Alternative investments feature a diverse group of strategies and management styles. Among those often included within liquid alternatives mutual funds are equity hedge, credit, relative value and macro-driven tactics. Combined within a multi-manager fund, the overall objective typically emphasises absolute returns – relying less on the direction of markets to meet investor goals.

"Alternatives are an increasingly popular investment choice, having grown from around $50 billion in assets in 2006 to more than USD300 billion in 2015," says Lowell Yura (pictured), Head of Multi-Asset Solutions, BMO Global Asset Management. "Until recently, retail investors have had limited access to alternative strategies and, as a result, may not be very familiar with these types of investments and how they can add value. This relatively new access – combined with a wide range of strategies that are now available – has created a need for clarity, proper selection and portfolio construction. A multi-strategy approach, which provides exposure to a wide selection of alternative investments, can help investors and financial advisors navigate this asset class efficiently."

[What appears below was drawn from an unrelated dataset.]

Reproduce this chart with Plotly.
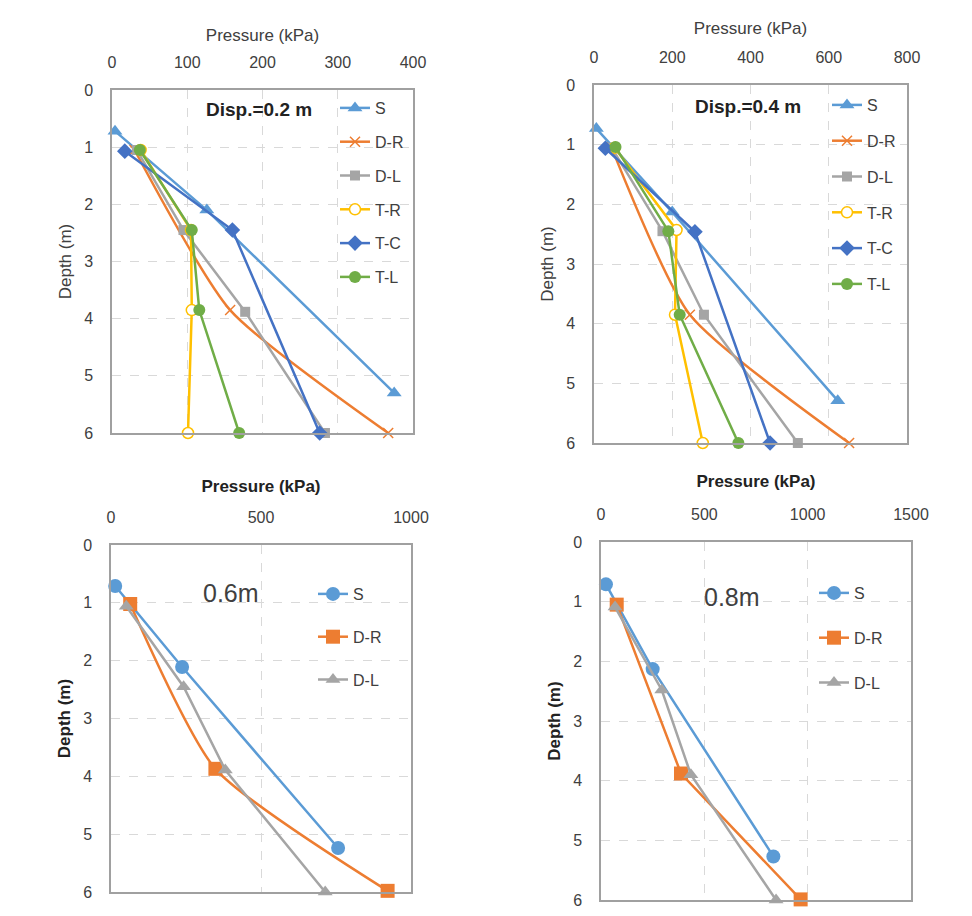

To justify an allocation to alternatives, the paper points to a significant shift in the traditional 60/40 equity/bond portfolio construction paradigm that has traditionally relied on strong bond returns in a low volatility environment. In the paper, BMO Global Asset Management contends that historical returns are unlikely to be replicated in the current low yield environment. The firm predicts that even moderate risk balanced portfolios should expect more than a four percent decrease in returns over the next ten years compared to what a 60/40 portfolio delivered in the last 35 years.

"To meet today's diversification and return expectation challenges, investors will need to consider investments that utilise unique strategies or new market exposures," says Kristina Kalebich, Senior Alternatives Specialist/Co-Portfolio Manager, BMO Global Asset Management. "A good alternatives option should either give the portfolio a higher return for the same amount of risk, or the same return for a lower amount of risk. Our research indicates best practice may be to compile a complementary blend of active alternative managers and multi-alternative strategies to make the most out of diversification opportunities."

The firm concludes that alternative strategies are best managed from a holistic, total portfolio perspective, considering the available alternative vehicles and how they correlate to one another. The multi-manager investment team can screen and monitor large numbers of potential managers, separating market exposure from identifiable manager skill. They also construct alternative asset allocations that combine the expertise of several managers to deliver breadth and differentiation – coming together, by design, to serve as a complement to the traditional 60/40 portfolio.